Rakhine State Cultural Museum
- Former name: Arakan State Cultural Museum and Library
- Established: 1955; 71 years ago
- Location: No. 70, Corner of Main Road and Ye Dwin Street, Maw Laik Ward, Sittwe Rakhine State, Myanmar
- Coordinates: 20°08′31″N 92°53′57″E﻿ / ﻿20.1419°N 92.8992°E
- Type: Cultural museum
- Owner: Ministry of Religious Affairs and Culture (Myanmar)

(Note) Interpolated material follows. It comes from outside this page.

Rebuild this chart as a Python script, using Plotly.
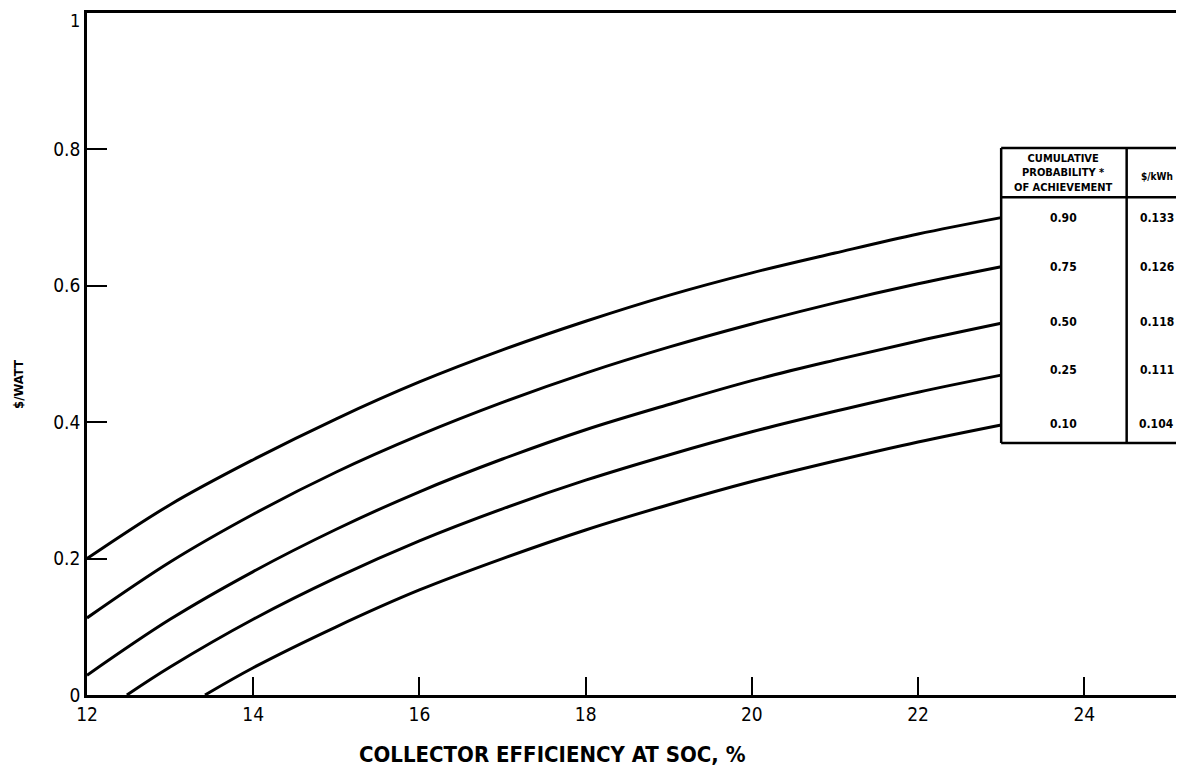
import plotly.graph_objects as go

# Collector efficiency (%) sample points and $/W curves
x_full = [12, 13, 14, 15, 16, 17, 18, 19, 20, 21, 22, 23]
p90 = [0.200, 0.279, 0.345, 0.405, 0.459, 0.506, 0.548, 0.586, 0.619, 0.648, 0.676, 0.700]
p75 = [0.113, 0.195, 0.265, 0.327, 0.381, 0.429, 0.472, 0.510, 0.544, 0.575, 0.603, 0.628]
p50 = [0.029, 0.111, 0.181, 0.243, 0.298, 0.346, 0.389, 0.426, 0.461, 0.491, 0.519, 0.545]
x_p25 = [12.48, 13, 14, 15, 16, 17, 18, 19, 20, 21, 22, 23]
p25 = [0.000, 0.041, 0.111, 0.172, 0.226, 0.273, 0.315, 0.352, 0.386, 0.416, 0.444, 0.469]
x_p10 = [13.42, 14, 15, 16, 17, 18, 19, 20, 21, 22, 23]
p10 = [0.000, 0.040, 0.100, 0.154, 0.200, 0.242, 0.279, 0.313, 0.343, 0.371, 0.396]

prob_labels = ["0.90", "0.75", "0.50", "0.25", "0.10"]
kwh_labels = ["0.133", "0.126", "0.118", "0.111", "0.104"]
row_y = [0.699, 0.628, 0.547, 0.476, 0.398]

x_ticks = [12, 14, 16, 18, 20, 22, 24]
y_ticks = [0, 0.2, 0.4, 0.6, 0.8, 1]
y_tick_text = ["0", "0.2", "0.4", "0.6", "0.8", ""]
top_label = "1"

FONT = "DejaVu Sans Condensed, Liberation Sans Narrow, Arial Narrow, sans-serif"

fig = go.Figure()
series = [(x_full, p90), (x_full, p75), (x_full, p50), (x_p25, p25), (x_p10, p10)]
for xs, ys in series:
    fig.add_trace(go.Scatter(x=xs, y=ys, mode="lines",
                             line=dict(color="black", width=3, shape="spline"),
                             showlegend=False, hoverinfo="skip"))

# Table geometry (data coordinates)
tx0, tdiv, tx1 = 23.0, 24.51, 25.6
ty_top, ty_head, ty_bot = 0.802, 0.730, 0.3695
line = dict(color="black", width=2.5)
shapes = [
    dict(type="line", x0=tx0, x1=tx1, y0=ty_top, y1=ty_top, line=line),
    dict(type="line", x0=tx0, x1=tx1, y0=ty_head, y1=ty_head, line=line),
    dict(type="line", x0=tx0, x1=tx1, y0=ty_bot, y1=ty_bot, line=line),
    dict(type="line", x0=tx0, x1=tx0, y0=ty_bot, y1=ty_top, line=line),
    dict(type="line", x0=tdiv, x1=tdiv, y0=ty_bot, y1=ty_top, line=line),
]
for s in shapes:
    s.update(xref="x", yref="y", layer="above")

annotations = []
col1 = (tx0 + tdiv) / 2
col2 = 24.87
annotations.append(dict(x=col1, y=(ty_top + ty_head) / 2, xref="x", yref="y",
                        text="<b>CUMULATIVE<br>PROBABILITY *<br>OF ACHIEVEMENT</b>",
                        showarrow=False, font=dict(family=FONT, size=11, color="black"),
                        align="center"))
annotations.append(dict(x=col2, y=(ty_top + ty_head) / 2 - 0.005, xref="x", yref="y",
                        text="<b>$/kWh</b>", showarrow=False,
                        font=dict(family=FONT, size=10, color="black")))
for yv, a, b in zip(row_y, prob_labels, kwh_labels):
    annotations.append(dict(x=col1, y=yv, xref="x", yref="y", text="<b>" + a + "</b>",
                            showarrow=False, font=dict(family=FONT, size=12, color="black")))
    annotations.append(dict(x=col2, y=yv, xref="x", yref="y", text="<b>" + b + "</b>",
                            showarrow=False, font=dict(family=FONT, size=12, color="black")))

# axis titles positioned relative to the plot area
annotations.append(dict(x=(552 - 87) / 1097, y=-(754 - 695) / 682, xref="paper", yref="paper",
                        text="<b>COLLECTOR EFFICIENCY AT SOC, %</b>", showarrow=False,
                        xanchor="center", yanchor="middle",
                        font=dict(family=FONT, size=22, color="black")))
annotations.append(dict(x=-(87 - 18) / 1097, y=(695 - 385) / 682, xref="paper", yref="paper",
                        text="<b>$/WATT</b>", textangle=-90, showarrow=False,
                        xanchor="center", yanchor="middle",
                        font=dict(family=FONT, size=13, color="black")))
# top tick label "1" placed just below the top border
annotations.append(dict(x=-(87 - 82) / 1097, y=1, xref="paper", yref="paper",
                        text=top_label, showarrow=False, xanchor="right", yanchor="top",
                        yshift=5, font=dict(family=FONT, size=18, color="black")))

fig.update_layout(
    width=1176, height=761,
    margin=dict(l=79, r=0, t=5, b=74),
    plot_bgcolor="white", paper_bgcolor="white",
    shapes=shapes, annotations=annotations,
    font=dict(family=FONT, size=19, color="black"),
)

fig.update_xaxes(range=[12, 25.2], tickvals=x_ticks, ticks="inside", ticklen=18, tickwidth=2,
                 tickcolor="black", showline=True, linecolor="black", linewidth=2.5, mirror=True,
                 showgrid=False, zeroline=False, tickfont=dict(family=FONT, size=19, color="black"))
fig.update_yaxes(range=[0, 1], tickvals=y_ticks, ticktext=y_tick_text, ticks="inside", ticklen=20,
                 tickwidth=2, tickcolor="black", showline=True, linecolor="black", linewidth=2.5,
                 showgrid=False, zeroline=False, tickfont=dict(family=FONT, size=19, color="black"))

fig.write_html("out.html")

= Rakhine State Cultural Museum =

The Rakhine State Cultural Museum (Burmese: ရခိုင်ပြည်နယ် ယဉ်ကျေးမှုပြတိုက်) is a museum in Myanmar that serves as a repository for the cultural heritage of the Rakhine people, including their history, cultural traditions, and costumes. Located in Sittwe, in Rakhine State, the museum was built in 1990 and opened on 19 February 1996.

== History ==
The precursor to the museum, the Arakan State Cultural Museum and Library, was first established in Kyaukphyu Township in 1955. Its initial purpose was to provide literary resources for students of Kyaukpyhu College, support thesis research for academic degrees, and contribute to historical studies. In 1978, the museum was relocated to Akyab (now Sittwe) with the approval of the executive committee of the people's council and the Department of Cultural Institute.

The museum's groundbreaking ceremony occurred on 1 December 1990, marking the beginning of construction for a new, dedicated museum facility, to conserve the ancient cultural heritage of the Rakhine people, their customs, and disseminate cultural knowledge. The four-storey building, measuring 116x84 ft with a height of 52 ft, was constructed with a government investment of K50.20 million. It officially opened its doors to the public on 19 February 1996.

In 2023, the museum suffered minor damage in Cyclone Mocha.